Kommentar von Dominik Prantl

Die Gäste am Pragser Wildsee haben offenbar ein echtes Problem; so ist es vielmals auf dem Bewertungsportal Tripadvisor nachzulesen: Das Parken rund um die Südtiroler Touristenattraktion ist ihnen zu teuer. Auf jenem Areal, das dem See am nächsten liegt, kosten drei Stunden sogar sechs Euro.

Ein gewisser Rainer meint, das Üble daran sei, dass man aus dem Auto steigen müsse, um die Höhe der Parkplatzgebühren überhaupt zu erkennen. Dabei sind die Autostellplätze an dem Touristentreff noch viel zu billig.
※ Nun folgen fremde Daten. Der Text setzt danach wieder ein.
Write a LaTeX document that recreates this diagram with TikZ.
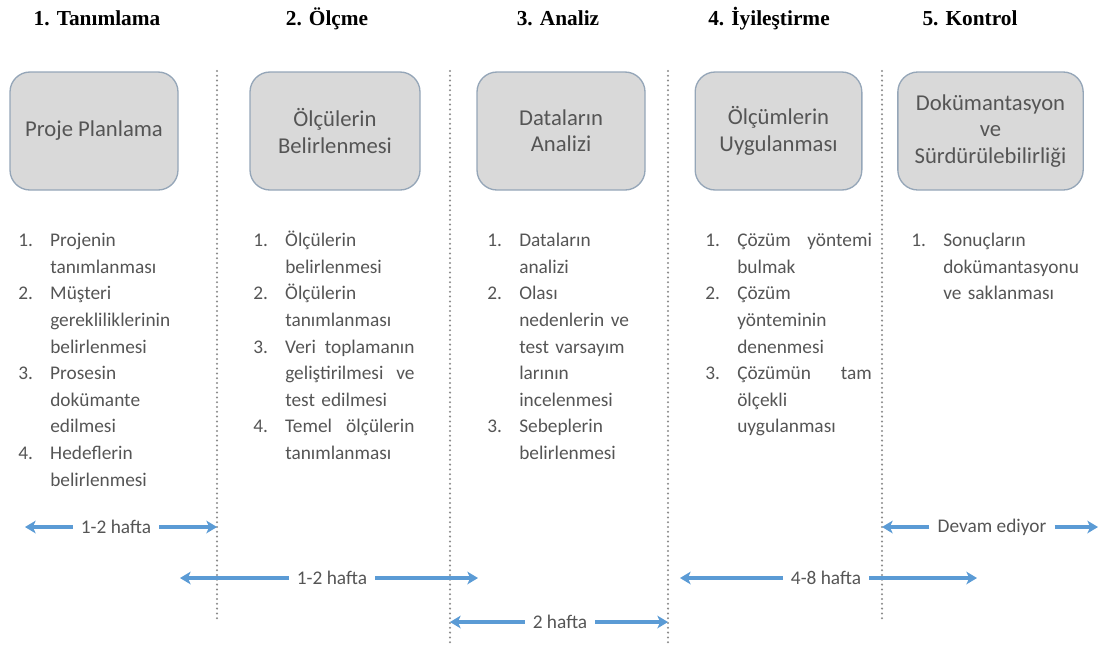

Denn inzwischen hat auch am Pragser Wildsee die Kombination aus TV-Serien-Drehort - in diesem Fall die "Bergpolizei" mit Terence Hill - und Instagram-fähiger Szenerie den gewohnt unheilvollen Schneeballeffekt entfaltet.
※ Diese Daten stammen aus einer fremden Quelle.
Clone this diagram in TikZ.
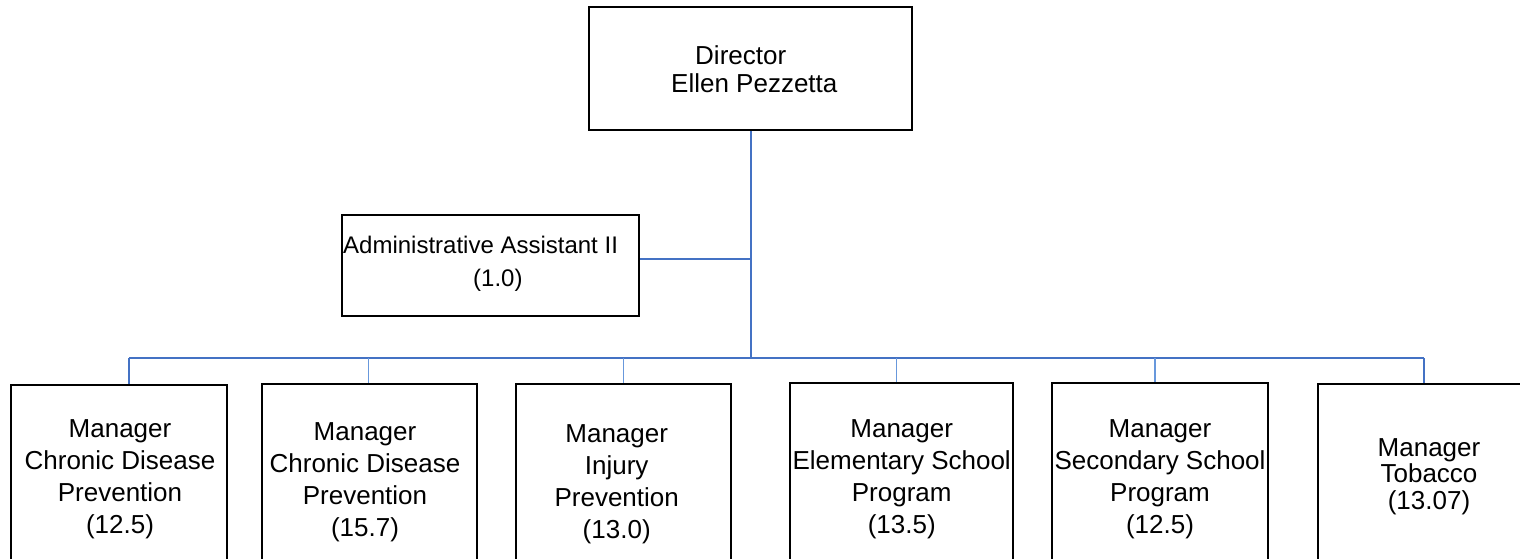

Wobei weniger die Menschen als die Fahrzeuge das Ärgernis sind. Zuletzt wurden auf der Stichstraße, die zum See führt, an Spitzentagen bis zu 7000 Autos gezählt. Als damit im vergangenen Jahr das Maß des Erträglichen endgültig überschritten zu sein schien, sperrte die Gemeinde die letzten fünf Anfahrtskilometer für die Eigenanfahrt mit dem Pkw, erst einmal nur für zwei Monate im Sommer, und zwar zwischen 10.30 und 14 Uhr. Wer zum See wollte, war auf Busse oder seine Füße angewiesen.

Die kurze Pkw-Pause kann aber nur ein Anfang gewesen sein. Gleiches gilt für die Experimente an den Dolomitenpässen, wo der Verkehr zuletzt durch eher zögerliche Eingriffe reduziert werden sollte. Darauf zu warten, dass ein Großteil der Urlauber das Auto freiwillig in der Garage stehen lässt, ist jedenfalls naiv.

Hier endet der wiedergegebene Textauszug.